The analogy is appropriate since New York Yankees pitcher Mike Mussina is one of several celebrities discussing their crossword obsession in Wordplay. Creadon's film doesn't contain many secrets for success but does illustrate the pastime's vast demographics.
"It cuts across everything you expect," Reagle said. "Sure, there are word nerds, but there are also truck drivers and athletes. Take Jon Stewart; comedians aren't supposed to be that smart. They usually try to say how unsmart they are, to bring themselves down to the audience's level."
Reagle paused, laughed, then shared his private joke: "We play this little game among ourselves sometimes, guessing who does or doesn't do crosswords: 'Sylvester Stallone?
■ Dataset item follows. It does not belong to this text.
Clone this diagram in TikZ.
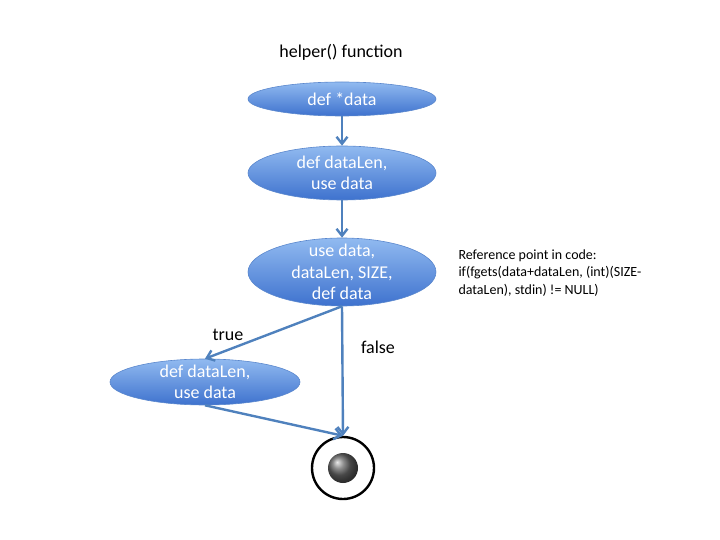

Not a crossword fan. Britney Spears? Not a crossword fan.' Probably not."
But Reagle has been wrong before about the game. Thirty years ago he gave up his avocation, wondering if there was a future in puzzle construction.
"When I was 25 or 26 I said, 'Who wants to look back on a lifetime of making crosswords puzzles and doing nothing else?' It seems weird to look back and say that's all you did your whole life. Now it doesn't seem like a bad idea."
His profession also set up Reagle with a suitably fun epitaph for his afterlife, suggested by legendary San Francisco Chronicle columnist Herb Caen:
"Here lies Merl Reagle: Five across, six down."